THE EXERCISE
Start at the top of the records and, please, print each line exactly through the line that contains "(o3.east -| mr);", leaving out all pictures.

## START

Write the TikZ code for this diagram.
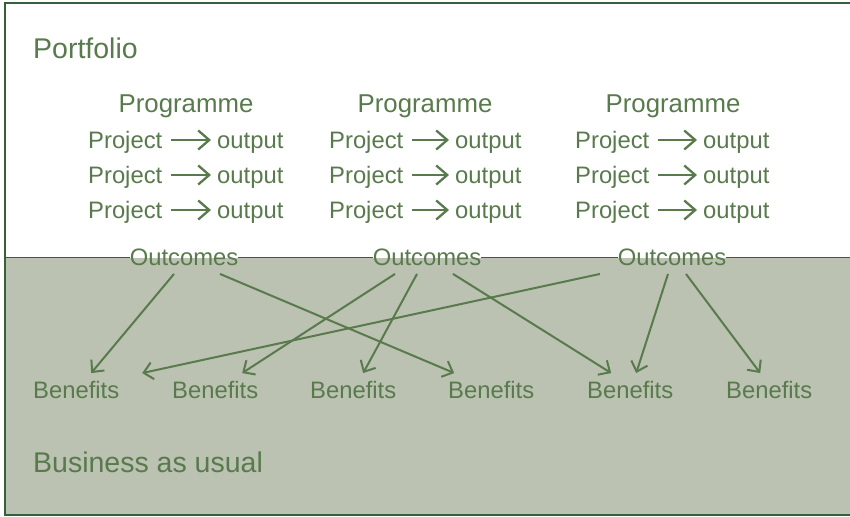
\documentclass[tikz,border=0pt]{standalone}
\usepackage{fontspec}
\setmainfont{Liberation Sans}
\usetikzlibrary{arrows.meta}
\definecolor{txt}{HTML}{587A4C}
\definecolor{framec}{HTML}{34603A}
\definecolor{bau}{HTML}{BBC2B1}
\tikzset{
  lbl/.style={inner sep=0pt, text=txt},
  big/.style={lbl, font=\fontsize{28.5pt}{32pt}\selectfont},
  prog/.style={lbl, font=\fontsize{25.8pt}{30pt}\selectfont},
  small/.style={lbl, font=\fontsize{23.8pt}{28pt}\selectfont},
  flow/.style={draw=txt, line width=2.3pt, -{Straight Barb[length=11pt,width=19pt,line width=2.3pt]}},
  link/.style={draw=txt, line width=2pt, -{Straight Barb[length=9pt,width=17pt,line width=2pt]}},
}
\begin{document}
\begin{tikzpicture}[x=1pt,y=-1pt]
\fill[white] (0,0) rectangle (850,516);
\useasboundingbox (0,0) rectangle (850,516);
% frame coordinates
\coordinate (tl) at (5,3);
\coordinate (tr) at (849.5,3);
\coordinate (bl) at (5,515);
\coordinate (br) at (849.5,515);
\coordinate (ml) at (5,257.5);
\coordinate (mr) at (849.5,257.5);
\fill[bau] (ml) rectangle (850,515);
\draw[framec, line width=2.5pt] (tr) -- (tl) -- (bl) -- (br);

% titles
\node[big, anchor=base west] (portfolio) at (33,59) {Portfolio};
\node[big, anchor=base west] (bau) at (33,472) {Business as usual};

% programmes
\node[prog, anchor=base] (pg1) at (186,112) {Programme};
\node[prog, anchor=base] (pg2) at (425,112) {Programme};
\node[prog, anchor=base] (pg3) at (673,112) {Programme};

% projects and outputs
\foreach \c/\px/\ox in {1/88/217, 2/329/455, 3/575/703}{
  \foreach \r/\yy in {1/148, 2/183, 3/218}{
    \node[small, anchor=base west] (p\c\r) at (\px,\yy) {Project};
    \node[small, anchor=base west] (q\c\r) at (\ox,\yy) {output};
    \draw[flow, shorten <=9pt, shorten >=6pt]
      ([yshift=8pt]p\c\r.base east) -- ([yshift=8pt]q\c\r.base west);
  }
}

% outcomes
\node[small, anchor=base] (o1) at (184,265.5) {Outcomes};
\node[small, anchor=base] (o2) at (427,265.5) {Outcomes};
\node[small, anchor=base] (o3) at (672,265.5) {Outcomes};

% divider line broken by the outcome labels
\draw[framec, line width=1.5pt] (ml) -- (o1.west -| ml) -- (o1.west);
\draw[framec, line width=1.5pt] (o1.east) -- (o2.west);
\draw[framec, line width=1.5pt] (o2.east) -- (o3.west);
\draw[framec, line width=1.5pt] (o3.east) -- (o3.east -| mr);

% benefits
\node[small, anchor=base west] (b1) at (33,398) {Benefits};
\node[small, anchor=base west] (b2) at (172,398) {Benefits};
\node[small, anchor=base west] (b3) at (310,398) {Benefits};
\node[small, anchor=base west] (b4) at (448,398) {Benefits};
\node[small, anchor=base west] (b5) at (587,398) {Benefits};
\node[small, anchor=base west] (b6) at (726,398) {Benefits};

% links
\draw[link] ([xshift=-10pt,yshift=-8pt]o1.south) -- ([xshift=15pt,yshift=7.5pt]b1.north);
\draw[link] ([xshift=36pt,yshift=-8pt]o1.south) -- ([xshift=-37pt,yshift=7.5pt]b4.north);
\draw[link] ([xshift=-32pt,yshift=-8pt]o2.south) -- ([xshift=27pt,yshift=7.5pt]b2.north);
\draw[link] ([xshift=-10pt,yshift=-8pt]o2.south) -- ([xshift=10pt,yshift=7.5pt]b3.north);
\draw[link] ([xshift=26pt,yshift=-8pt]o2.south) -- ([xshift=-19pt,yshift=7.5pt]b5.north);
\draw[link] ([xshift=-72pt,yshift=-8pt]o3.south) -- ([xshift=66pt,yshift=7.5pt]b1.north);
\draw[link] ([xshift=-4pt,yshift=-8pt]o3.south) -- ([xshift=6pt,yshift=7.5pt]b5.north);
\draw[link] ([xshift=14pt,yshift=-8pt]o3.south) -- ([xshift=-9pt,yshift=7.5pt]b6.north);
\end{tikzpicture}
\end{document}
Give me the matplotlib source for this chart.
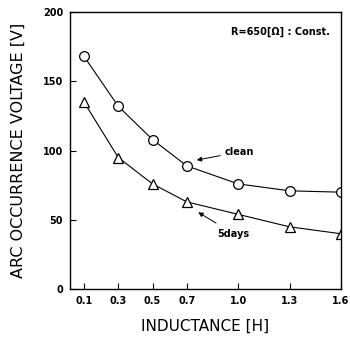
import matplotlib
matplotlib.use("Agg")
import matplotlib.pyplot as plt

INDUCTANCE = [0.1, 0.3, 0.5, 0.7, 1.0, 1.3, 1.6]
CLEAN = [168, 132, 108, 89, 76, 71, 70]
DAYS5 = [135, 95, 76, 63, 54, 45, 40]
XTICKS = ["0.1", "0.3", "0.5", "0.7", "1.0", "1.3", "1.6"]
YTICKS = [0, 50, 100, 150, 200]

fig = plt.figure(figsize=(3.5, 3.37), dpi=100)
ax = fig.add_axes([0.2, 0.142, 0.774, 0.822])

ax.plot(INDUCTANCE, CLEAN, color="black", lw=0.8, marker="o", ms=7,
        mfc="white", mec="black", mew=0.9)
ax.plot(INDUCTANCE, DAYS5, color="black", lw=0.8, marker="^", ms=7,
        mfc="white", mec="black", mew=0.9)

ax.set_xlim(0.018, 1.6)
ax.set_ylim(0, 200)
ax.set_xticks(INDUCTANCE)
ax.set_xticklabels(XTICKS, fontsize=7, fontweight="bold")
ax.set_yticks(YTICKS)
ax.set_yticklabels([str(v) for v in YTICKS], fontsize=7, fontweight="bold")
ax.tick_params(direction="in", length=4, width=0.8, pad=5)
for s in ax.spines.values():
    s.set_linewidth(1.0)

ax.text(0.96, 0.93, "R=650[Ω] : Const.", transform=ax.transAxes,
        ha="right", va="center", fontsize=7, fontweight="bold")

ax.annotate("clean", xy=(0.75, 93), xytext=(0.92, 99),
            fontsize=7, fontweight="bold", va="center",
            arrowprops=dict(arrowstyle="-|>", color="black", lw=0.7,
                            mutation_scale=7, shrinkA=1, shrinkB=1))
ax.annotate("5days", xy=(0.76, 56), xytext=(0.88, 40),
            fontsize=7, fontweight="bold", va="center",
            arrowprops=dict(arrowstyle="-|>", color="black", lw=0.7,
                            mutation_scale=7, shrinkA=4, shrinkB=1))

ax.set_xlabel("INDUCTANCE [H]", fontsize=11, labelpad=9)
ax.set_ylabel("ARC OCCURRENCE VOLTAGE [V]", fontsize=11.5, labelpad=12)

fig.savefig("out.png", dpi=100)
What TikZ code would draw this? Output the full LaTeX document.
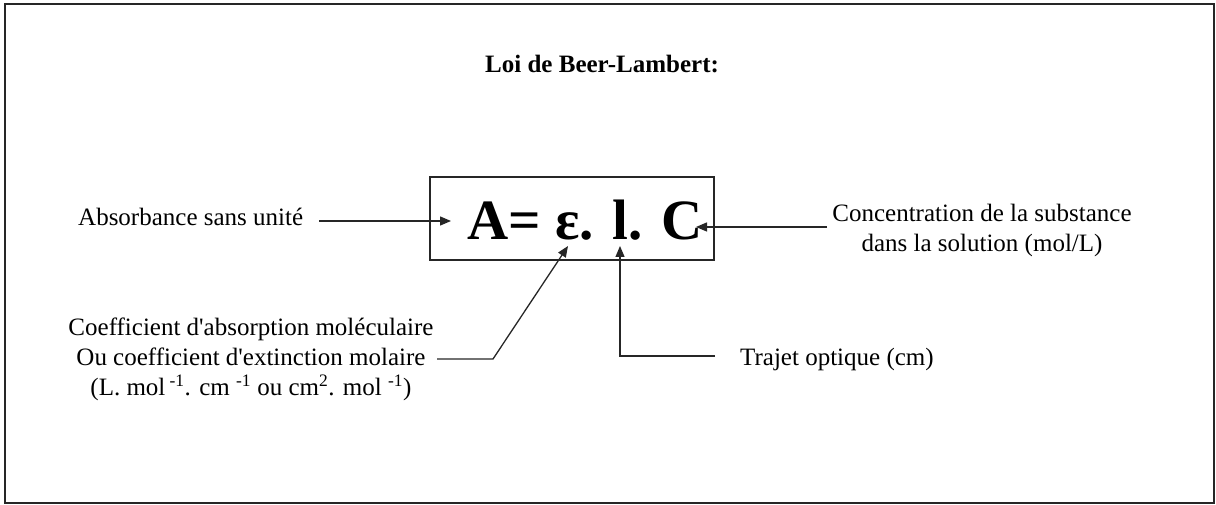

## END

THE REPLY
Write the TikZ code for this diagram.
\documentclass[tikz,border=0pt]{standalone}
\usepackage{fontspec}
\setmainfont{Liberation Sans}
\usetikzlibrary{arrows.meta}
\definecolor{txt}{HTML}{587A4C}
\definecolor{framec}{HTML}{34603A}
\definecolor{bau}{HTML}{BBC2B1}
\tikzset{
  lbl/.style={inner sep=0pt, text=txt},
  big/.style={lbl, font=\fontsize{28.5pt}{32pt}\selectfont},
  prog/.style={lbl, font=\fontsize{25.8pt}{30pt}\selectfont},
  small/.style={lbl, font=\fontsize{23.8pt}{28pt}\selectfont},
  flow/.style={draw=txt, line width=2.3pt, -{Straight Barb[length=11pt,width=19pt,line width=2.3pt]}},
  link/.style={draw=txt, line width=2pt, -{Straight Barb[length=9pt,width=17pt,line width=2pt]}},
}
\begin{document}
\begin{tikzpicture}[x=1pt,y=-1pt]
\fill[white] (0,0) rectangle (850,516);
\useasboundingbox (0,0) rectangle (850,516);
% frame coordinates
\coordinate (tl) at (5,3);
\coordinate (tr) at (849.5,3);
\coordinate (bl) at (5,515);
\coordinate (br) at (849.5,515);
\coordinate (ml) at (5,257.5);
\coordinate (mr) at (849.5,257.5);
\fill[bau] (ml) rectangle (850,515);
\draw[framec, line width=2.5pt] (tr) -- (tl) -- (bl) -- (br);

% titles
\node[big, anchor=base west] (portfolio) at (33,59) {Portfolio};
\node[big, anchor=base west] (bau) at (33,472) {Business as usual};

% programmes
\node[prog, anchor=base] (pg1) at (186,112) {Programme};
\node[prog, anchor=base] (pg2) at (425,112) {Programme};
\node[prog, anchor=base] (pg3) at (673,112) {Programme};

% projects and outputs
\foreach \c/\px/\ox in {1/88/217, 2/329/455, 3/575/703}{
  \foreach \r/\yy in {1/148, 2/183, 3/218}{
    \node[small, anchor=base west] (p\c\r) at (\px,\yy) {Project};
    \node[small, anchor=base west] (q\c\r) at (\ox,\yy) {output};
    \draw[flow, shorten <=9pt, shorten >=6pt]
      ([yshift=8pt]p\c\r.base east) -- ([yshift=8pt]q\c\r.base west);
  }
}

% outcomes
\node[small, anchor=base] (o1) at (184,265.5) {Outcomes};
\node[small, anchor=base] (o2) at (427,265.5) {Outcomes};
\node[small, anchor=base] (o3) at (672,265.5) {Outcomes};

% divider line broken by the outcome labels
\draw[framec, line width=1.5pt] (ml) -- (o1.west -| ml) -- (o1.west);
\draw[framec, line width=1.5pt] (o1.east) -- (o2.west);
\draw[framec, line width=1.5pt] (o2.east) -- (o3.west);
\draw[framec, line width=1.5pt] (o3.east) -- (o3.east -| mr);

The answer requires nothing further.